>>>>>
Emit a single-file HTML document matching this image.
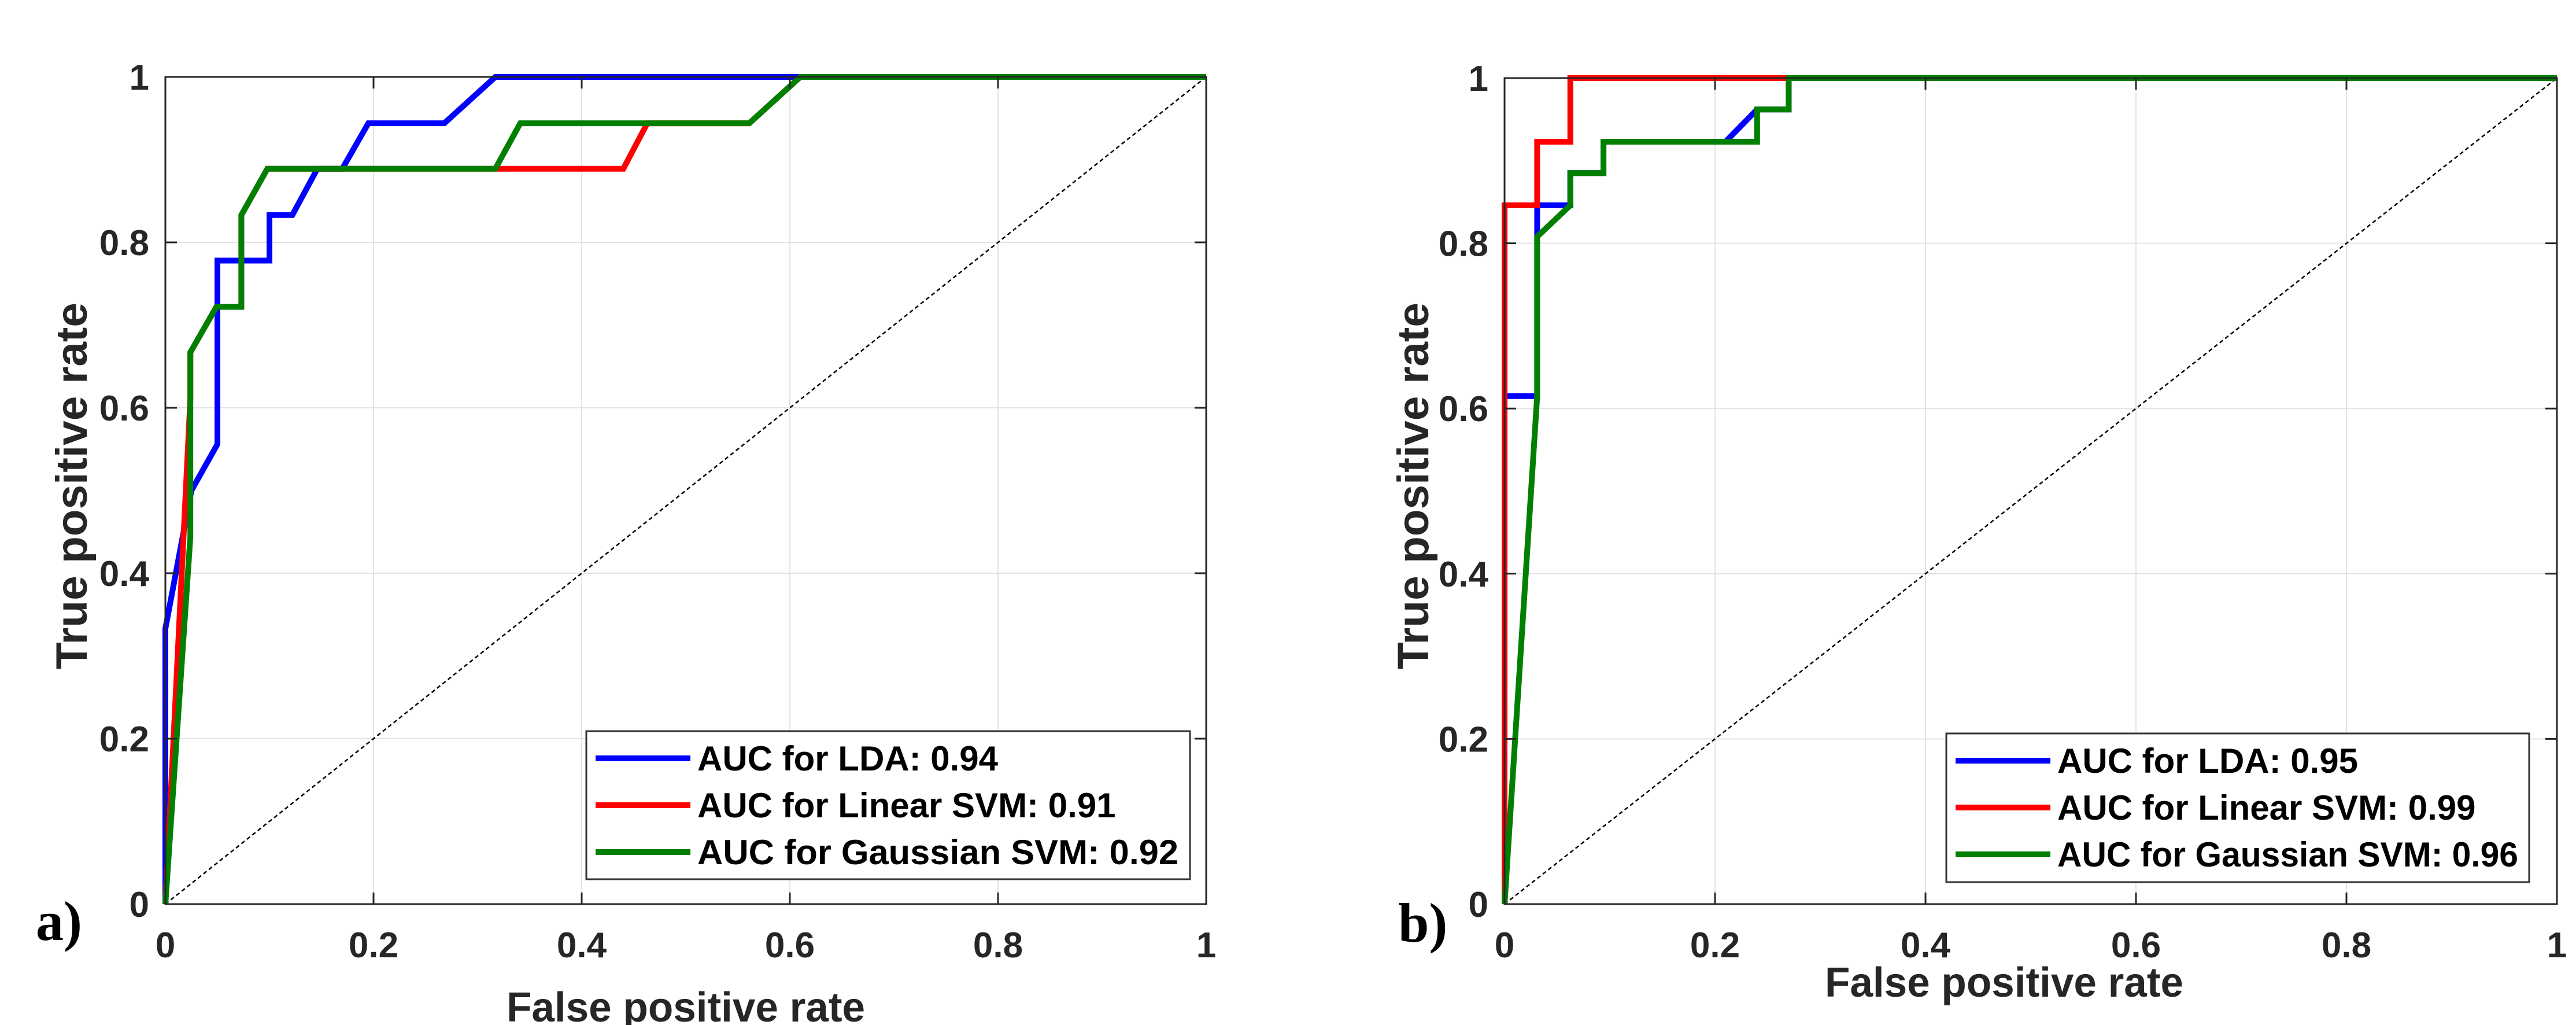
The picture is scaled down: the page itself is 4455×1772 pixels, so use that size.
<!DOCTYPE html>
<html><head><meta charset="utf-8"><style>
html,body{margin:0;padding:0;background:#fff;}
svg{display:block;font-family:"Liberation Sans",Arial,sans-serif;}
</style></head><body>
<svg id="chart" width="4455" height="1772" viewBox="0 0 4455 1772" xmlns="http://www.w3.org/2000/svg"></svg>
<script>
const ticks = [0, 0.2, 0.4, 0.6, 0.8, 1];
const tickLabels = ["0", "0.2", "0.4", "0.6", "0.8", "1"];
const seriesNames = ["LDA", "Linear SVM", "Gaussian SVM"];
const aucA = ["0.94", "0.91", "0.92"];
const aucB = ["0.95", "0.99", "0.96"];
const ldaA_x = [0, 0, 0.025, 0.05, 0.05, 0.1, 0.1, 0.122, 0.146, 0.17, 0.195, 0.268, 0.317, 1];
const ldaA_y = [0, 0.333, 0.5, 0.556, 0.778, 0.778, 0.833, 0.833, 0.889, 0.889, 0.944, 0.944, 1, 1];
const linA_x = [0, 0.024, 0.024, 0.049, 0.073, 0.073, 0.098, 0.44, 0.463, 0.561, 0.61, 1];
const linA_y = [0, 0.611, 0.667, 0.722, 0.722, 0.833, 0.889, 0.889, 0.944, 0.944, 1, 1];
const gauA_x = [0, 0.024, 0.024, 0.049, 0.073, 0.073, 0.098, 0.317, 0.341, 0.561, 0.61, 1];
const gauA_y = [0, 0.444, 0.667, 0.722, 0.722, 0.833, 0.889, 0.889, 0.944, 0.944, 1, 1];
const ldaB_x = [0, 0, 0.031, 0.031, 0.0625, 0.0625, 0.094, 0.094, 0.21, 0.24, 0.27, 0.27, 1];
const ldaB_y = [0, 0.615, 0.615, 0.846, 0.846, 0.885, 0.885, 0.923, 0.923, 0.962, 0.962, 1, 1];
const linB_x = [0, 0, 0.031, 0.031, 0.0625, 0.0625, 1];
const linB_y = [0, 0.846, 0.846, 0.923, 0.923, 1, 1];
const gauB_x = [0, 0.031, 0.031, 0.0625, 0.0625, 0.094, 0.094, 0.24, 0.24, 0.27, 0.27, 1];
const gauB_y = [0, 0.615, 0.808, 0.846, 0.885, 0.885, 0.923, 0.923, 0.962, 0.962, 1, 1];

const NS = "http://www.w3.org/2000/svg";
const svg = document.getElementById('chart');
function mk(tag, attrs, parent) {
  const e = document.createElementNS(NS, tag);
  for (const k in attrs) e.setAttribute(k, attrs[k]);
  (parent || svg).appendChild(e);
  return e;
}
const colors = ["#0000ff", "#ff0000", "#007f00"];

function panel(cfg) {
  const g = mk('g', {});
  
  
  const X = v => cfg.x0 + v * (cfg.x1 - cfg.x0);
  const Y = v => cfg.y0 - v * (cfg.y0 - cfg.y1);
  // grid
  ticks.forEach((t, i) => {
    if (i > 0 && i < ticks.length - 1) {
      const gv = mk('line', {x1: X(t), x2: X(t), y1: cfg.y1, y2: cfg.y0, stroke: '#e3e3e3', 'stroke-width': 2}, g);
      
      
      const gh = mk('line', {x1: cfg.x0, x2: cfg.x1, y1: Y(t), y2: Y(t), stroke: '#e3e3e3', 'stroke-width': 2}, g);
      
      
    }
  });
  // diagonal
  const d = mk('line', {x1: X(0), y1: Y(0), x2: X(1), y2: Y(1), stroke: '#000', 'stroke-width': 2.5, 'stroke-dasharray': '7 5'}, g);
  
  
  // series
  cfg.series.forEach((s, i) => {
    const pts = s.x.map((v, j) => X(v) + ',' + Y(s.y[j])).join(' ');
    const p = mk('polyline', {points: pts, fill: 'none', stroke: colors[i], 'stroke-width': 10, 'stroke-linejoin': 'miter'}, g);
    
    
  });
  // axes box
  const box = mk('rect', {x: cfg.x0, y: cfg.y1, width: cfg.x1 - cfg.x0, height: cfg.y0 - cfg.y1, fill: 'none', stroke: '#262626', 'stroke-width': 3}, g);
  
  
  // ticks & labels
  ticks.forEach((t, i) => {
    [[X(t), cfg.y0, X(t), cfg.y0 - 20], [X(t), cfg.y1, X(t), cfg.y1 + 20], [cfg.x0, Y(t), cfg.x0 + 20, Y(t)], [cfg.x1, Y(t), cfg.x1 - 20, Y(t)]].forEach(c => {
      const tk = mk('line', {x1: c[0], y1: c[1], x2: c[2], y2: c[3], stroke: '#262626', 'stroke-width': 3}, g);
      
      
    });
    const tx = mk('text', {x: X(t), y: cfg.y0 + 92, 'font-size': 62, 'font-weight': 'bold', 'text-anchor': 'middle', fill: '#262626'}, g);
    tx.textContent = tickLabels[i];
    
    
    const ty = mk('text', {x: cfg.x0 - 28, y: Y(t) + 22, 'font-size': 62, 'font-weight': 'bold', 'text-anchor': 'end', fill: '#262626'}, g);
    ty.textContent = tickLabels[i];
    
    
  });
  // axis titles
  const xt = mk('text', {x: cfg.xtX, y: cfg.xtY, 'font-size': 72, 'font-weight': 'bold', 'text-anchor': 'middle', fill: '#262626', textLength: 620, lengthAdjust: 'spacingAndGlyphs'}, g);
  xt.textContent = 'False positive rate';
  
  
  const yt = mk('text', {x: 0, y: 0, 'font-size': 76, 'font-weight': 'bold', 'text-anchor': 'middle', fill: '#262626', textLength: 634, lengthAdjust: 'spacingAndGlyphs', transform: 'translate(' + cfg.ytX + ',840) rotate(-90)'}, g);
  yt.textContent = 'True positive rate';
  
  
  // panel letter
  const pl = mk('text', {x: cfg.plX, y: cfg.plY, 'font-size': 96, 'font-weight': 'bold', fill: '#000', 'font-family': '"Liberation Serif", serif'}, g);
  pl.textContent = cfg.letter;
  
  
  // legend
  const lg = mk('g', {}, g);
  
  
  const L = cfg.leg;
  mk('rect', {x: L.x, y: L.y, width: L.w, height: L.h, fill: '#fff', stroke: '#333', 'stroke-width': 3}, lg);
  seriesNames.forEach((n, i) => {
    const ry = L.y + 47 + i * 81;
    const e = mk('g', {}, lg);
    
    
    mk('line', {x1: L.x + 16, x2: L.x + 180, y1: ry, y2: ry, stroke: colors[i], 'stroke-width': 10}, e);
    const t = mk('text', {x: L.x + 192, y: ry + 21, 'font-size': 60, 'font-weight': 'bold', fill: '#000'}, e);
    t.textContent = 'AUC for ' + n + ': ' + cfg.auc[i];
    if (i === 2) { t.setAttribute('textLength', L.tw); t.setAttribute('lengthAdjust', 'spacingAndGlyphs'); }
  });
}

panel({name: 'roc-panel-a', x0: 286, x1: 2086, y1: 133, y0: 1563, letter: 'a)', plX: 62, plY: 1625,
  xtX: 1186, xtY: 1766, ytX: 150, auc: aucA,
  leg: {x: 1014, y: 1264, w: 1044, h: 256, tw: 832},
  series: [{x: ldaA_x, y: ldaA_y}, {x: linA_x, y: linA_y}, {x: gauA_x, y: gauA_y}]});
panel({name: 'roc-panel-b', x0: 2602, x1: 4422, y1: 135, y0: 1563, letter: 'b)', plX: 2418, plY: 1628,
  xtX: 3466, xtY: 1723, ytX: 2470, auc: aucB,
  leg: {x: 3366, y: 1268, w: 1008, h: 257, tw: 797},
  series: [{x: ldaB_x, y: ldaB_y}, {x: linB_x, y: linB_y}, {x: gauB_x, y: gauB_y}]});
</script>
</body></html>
<<<<<
Exercise instructions: Which lines above contain "size"? Show each of them.

Result of this exercise:
The picture is scaled down: the page itself is 4455×1772 pixels, so use that size.
    const tx = mk('text', {x: X(t), y: cfg.y0 + 92, 'font-size': 62, 'font-weight': 'bold', 'text-anchor': 'middle', fill: '#262626'}, g);
    const ty = mk('text', {x: cfg.x0 - 28, y: Y(t) + 22, 'font-size': 62, 'font-weight': 'bold', 'text-anchor': 'end', fill: '#262626'}, g);
  const xt = mk('text', {x: cfg.xtX, y: cfg.xtY, 'font-size': 72, 'font-weight': 'bold', 'text-anchor': 'middle', fill: '#262626', textLength: 620, lengthAdjust: 'spacingAndGlyphs'}, g);
  const yt = mk('text', {x: 0, y: 0, 'font-size': 76, 'font-weight': 'bold', 'text-anchor': 'middle', fill: '#262626', textLength: 634, lengthAdjust: 'spacingAndGlyphs', transform: 'translate(' + cfg.ytX + ',840) rotate(-90)'}, g);
  const pl = mk('text', {x: cfg.plX, y: cfg.plY, 'font-size': 96, 'font-weight': 'bold', fill: '#000', 'font-family': '"Liberation Serif", serif'}, g);
    const t = mk('text', {x: L.x + 192, y: ry + 21, 'font-size': 60, 'font-weight': 'bold', fill: '#000'}, e);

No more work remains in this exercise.